Gloria’s father is a business associate of Bloeckman’s, and Ullrich finds it unlikely that “the tactful and ever-circumspect Bloeckman would risk alienating his supplier of ‘film material’ and their long-standing business relationship by writing such a rude letter to Mr. Gilbert’s daughter.” (p.158) However, by this point in the novel, Gloria’s father has been dead for nearly 100 pages, so Bloeckman doesn’t have to worry about possibly offending him.  


Meredith Goldsmith’s chapter “Trouble on the Home Front: Militarism, Masculinity, and Marriage in The Beautiful and Damned,” examines how Fitzgerald uses military language throughout the novel. It’s one of those details that you can easily overlook until someone tips you off to it. Goldsmith also looks at the connections Fitzgerald makes between the Civil War and World War I.  

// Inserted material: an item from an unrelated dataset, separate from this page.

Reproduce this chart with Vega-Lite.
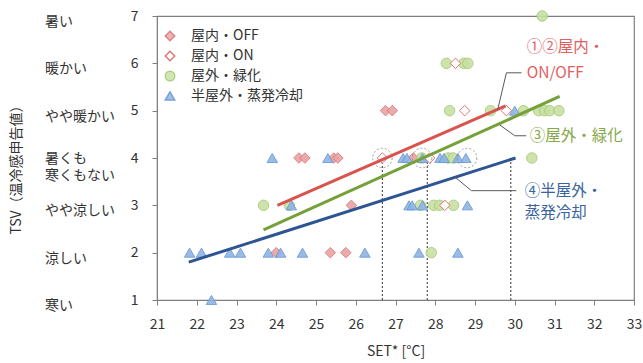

Preeminent Fitzgerald scholar James L.W. West III has a superb essay, “The Beautiful and Damned and the Jewish People.” West makes a comparison I also recently thought of, as he likens Joseph Bloeckman, who is a German Jewish immigrant, to Simon Rosedale, the Jewish real estate dealer in Edith Wharton’s novel The House of Mirth. Both Bloeckman and Rosedale are supporting characters who pop up every so often in the novels, and they progressively rise higher and higher in the course of the novels as the main characters fall lower and lower. West also reminds us that a good number of the supporting characters in The Beautiful and Damned are Jewish.  


“A Matter of Overcivilization: Fitzgerald’s Critique of Modernity in the Beautiful and Damned” by Joseph K. Stitt, focuses on one of Fitzgerald’s main intellectual ideas in his fiction: we’ve finished with the stale morality of the Victorian Age, but what comes next? What do we replace that morality with? Fitzgerald offers us no easy answers to those questions, but I think he spent a lot of time pondering the answers.  


New Critical Essays will give you a lot to think about, even if you’re a devoted fan of The Beautiful and Damned. Fitzgerald covers a lot of different topics and themes in the novel, which might be a shortcoming of the book, but it means there’s ample room for the many different essays in this volume.